Charlie Brown's Super Book of Questions and Answers
- The front cover of the first volume.
- Author: Charles M. Schulz
- Language: English
- Genre: Encyclopedia
- Publisher: Random House Children's Books
- Publication date: October 1976 – September 1981
- Publication place: United States
- Media type: Print (hardcover)
- Pages: 145 pp
- ISBN: 978-0-394-83491-7
- OCLC: 2965340
- Dewey Decimal: 500.1
- LC Class: QH48 .C49

= Charlie Brown's Super Book of Questions and Answers =

Book series by Charles Schulz

Charlie Brown's Super Book of Questions and Answers is a series of encyclopedia-like books that feature comic strips and art from the comic strip Peanuts. Five volumes were published between 1976 and 1981.

==Summary==
The content is presented as a series of questions pertaining to the subject of the particular chapter of the books. Amid the questions, pictures and photographs, there are details from established comic strips and complete comic strips, occasionally with its dialogue adjusted to the chapter's theme.

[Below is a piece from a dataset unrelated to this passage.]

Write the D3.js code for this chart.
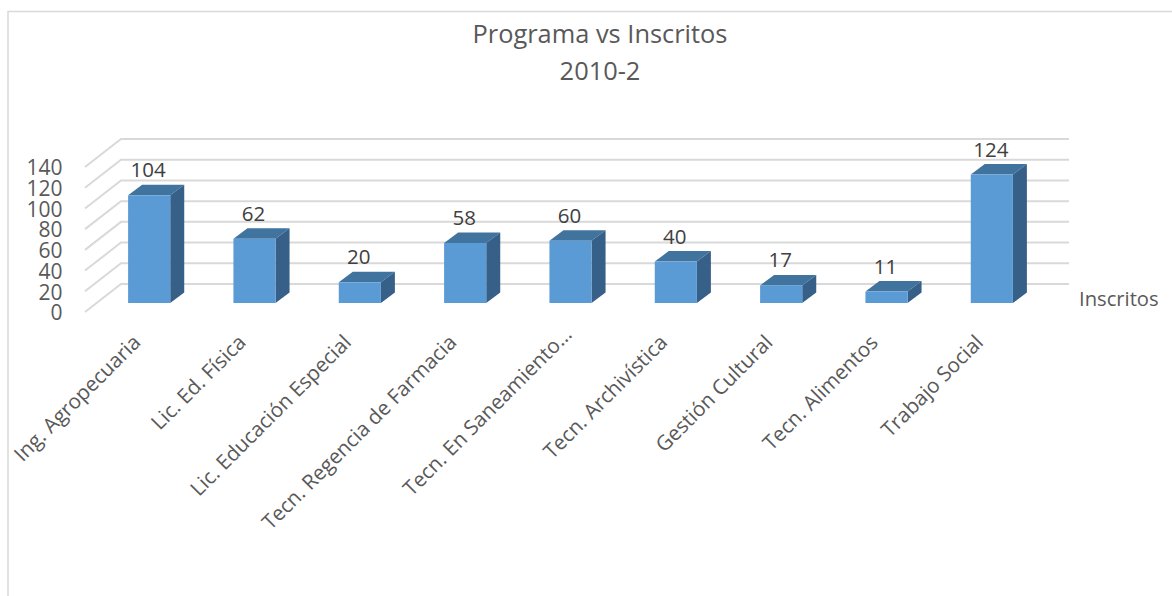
<!DOCTYPE html>
<html>
<head>
<meta charset="utf-8">
<script src="https://cdnjs.cloudflare.com/ajax/libs/d3/7.8.5/d3.min.js"></script>
<style>
  html, body { margin: 0; padding: 0; background: #fff; overflow: hidden; }
  text { font-family: "Open Sans", sans-serif; }
</style>
</head>
<body>
<div id="chart"></div>
<script>
var categories = ['Ing. Agropecuaria', 'Lic. Ed. Física', 'Lic. Educación Especial', 'Tecn. Regencia de Farmacia',
  'Tecn. En Saneamiento…', 'Tecn. Archivística', 'Gestión Cultural', 'Tecn. Alimentos', 'Trabajo Social'];
var inscritos = [104, 62, 20, 58, 60, 40, 17, 11, 124];
var yTicks = [0, 20, 40, 60, 80, 100, 120, 140];
var seriesName = 'Inscritos';
var titleLines = ['Programa vs Inscritos', '2010-2'];

var width = 1172;
var height = 596;

// Depth of the 3D floor, and how far the bars sit back from its front edge.
var floorDx = 36;
var floorDy = -28;
var barDx = 14;
var barDy = -10.5;
var barShift = -9;

var xScale = d3.scaleBand().domain(categories).range([96.5, 1044.5]).paddingInner(0.6).paddingOuter(0.3);
var yScale = d3.scaleLinear().domain([0, 140]).range([312, 167]);

var svg = d3.select('#chart').append('svg')
  .attr('width', width)
  .attr('height', height);

// Chart frame, only top and left show in the picture.
svg.append('path')
  .attr('d', 'M8,596V11.5H1172')
  .attr('fill', 'none')
  .attr('stroke', '#d9d9d9')
  .attr('stroke-width', 1.5);

svg.append('g').selectAll('text')
  .data(titleLines)
  .enter().append('text')
  .attr('x', 600)
  .attr('y', function(d, i) { return 43 + i * 36.5; })
  .attr('text-anchor', 'middle')
  .attr('font-size', 25.4)
  .attr('fill', '#595959')
  .text(function(d) { return d; });

// Gridlines run along the side wall, then across the back wall.
svg.append('g').selectAll('path')
  .data(yTicks)
  .enter().append('path')
  .attr('fill', 'none')
  .attr('stroke', '#d9d9d9')
  .attr('stroke-width', 2)
  .attr('d', function(d) {
    var y = yScale(d);
    return 'M85,' + y + 'L' + (85 + floorDx) + ',' + (y + floorDy) + 'L1069,' + (y + floorDy);
  });

// The tick labels are taller than their spacing, so they touch as in the original.
var yAxis = d3.axisLeft(yScale).tickValues(yTicks).tickSize(0).tickPadding(0);
var yAxisG = svg.append('g')
  .attr('transform', 'translate(62.5,1)')
  .call(yAxis);
yAxisG.select('.domain').remove();
yAxisG.selectAll('text')
  .attr('font-family', null)
  .attr('font-size', 21)
  .attr('fill', '#595959');

var xAxis = d3.axisBottom(xScale).tickSize(0);
var xAxisG = svg.append('g')
  .attr('transform', 'translate(0,325)')
  .call(xAxis);
xAxisG.select('.domain').remove();
xAxisG.selectAll('text')
  .attr('font-size', 20.6)
  .attr('fill', '#595959')
  .attr('text-anchor', 'end')
  .attr('x', 0)
  .attr('y', 0)
  .attr('dy', '0.7em')
  .attr('transform', function(d) {
    // The truncated label sits a little further up and right than the others.
    var truncated = d.slice(-1) === '…';
    return 'translate(' + (truncated ? -7.5 : -17.5) + ',' + (truncated ? 0.5 : 8.5) + ') rotate(-45)';
  });

var bars = svg.append('g').selectAll('g')
  .data(inscritos)
  .enter().append('g');

function barLeft(d, i) { return xScale(categories[i]); }
function barRight(d, i) { return barLeft(d, i) + xScale.bandwidth(); }
function barTop(d) { return yScale(d) + barShift; }

// Top face
bars.append('path')
  .attr('fill', '#41739f')
  .attr('d', function(d, i) {
    var l = barLeft(d, i);
    var r = barRight(d, i);
    var t = barTop(d);
    return 'M' + l + ',' + t + 'L' + (l + barDx) + ',' + (t + barDy) + 'L' + (r + barDx) + ',' + (t + barDy) + 'L' + r + ',' + t + 'Z';
  });

// Side face
bars.append('path')
  .attr('fill', '#376088')
  .attr('d', function(d, i) {
    var r = barRight(d, i);
    var t = barTop(d);
    var b = yScale(0) + barShift;
    return 'M' + r + ',' + t + 'L' + (r + barDx) + ',' + (t + barDy) + 'L' + (r + barDx) + ',' + (b + barDy) + 'L' + r + ',' + b + 'Z';
  });

// Front face
bars.append('rect')
  .attr('fill', '#5b9bd5')
  .attr('x', barLeft)
  .attr('y', barTop)
  .attr('width', xScale.bandwidth())
  .attr('height', function(d) { return yScale(0) - yScale(d); });

// Value labels
bars.append('text')
  .attr('x', function(d, i) { return barLeft(d, i) + xScale.bandwidth() / 2 - 1; })
  .attr('y', function(d) { return barTop(d) - 18; })
  .attr('text-anchor', 'middle')
  .attr('font-size', 20.5)
  .attr('fill', '#404040')
  .text(function(d) { return d; });

svg.append('text')
  .attr('x', 1079)
  .attr('y', 306)
  .attr('font-size', 20.2)
  .attr('fill', '#595959')
  .text(seriesName);
</script>
</body>
</html>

===Volume One: About All Kinds of Animals – from Snails to Humans! (Oct 1976)===
Encyclopedic facts about animals.

===Volume Two: About the Earth and Space – from Plants to Planets! (Sept 1977)===
Encyclopedic facts about the Earth and the Solar System.

===Volume Three: About Planes, Cars and Trains and Other Things That Move! (Nov 1978)===
Encyclopedic facts about motion and mechanics.

===Volume Four: About All Kinds of People and How They Live! (Nov 1979)===
Charlie Brown and friends present, in question-and-answer format, information about cultures and customs throughout the world.

===Volume Five: About All Kinds of Things and How They Work! (Sept 1981)===
Charlie Brown and the rest of the Peanuts gang help present a host of facts about a wide variety of simple and complex machines in question and answer format.

==Reuse of material==
The material from these books formed the basis for Charlie Brown's Cyclopedia, a 15-volume set published by Funk & Wagnalls in 1980–1981. A second edition of Charlie Brown's Cyclopedia was published in 1990.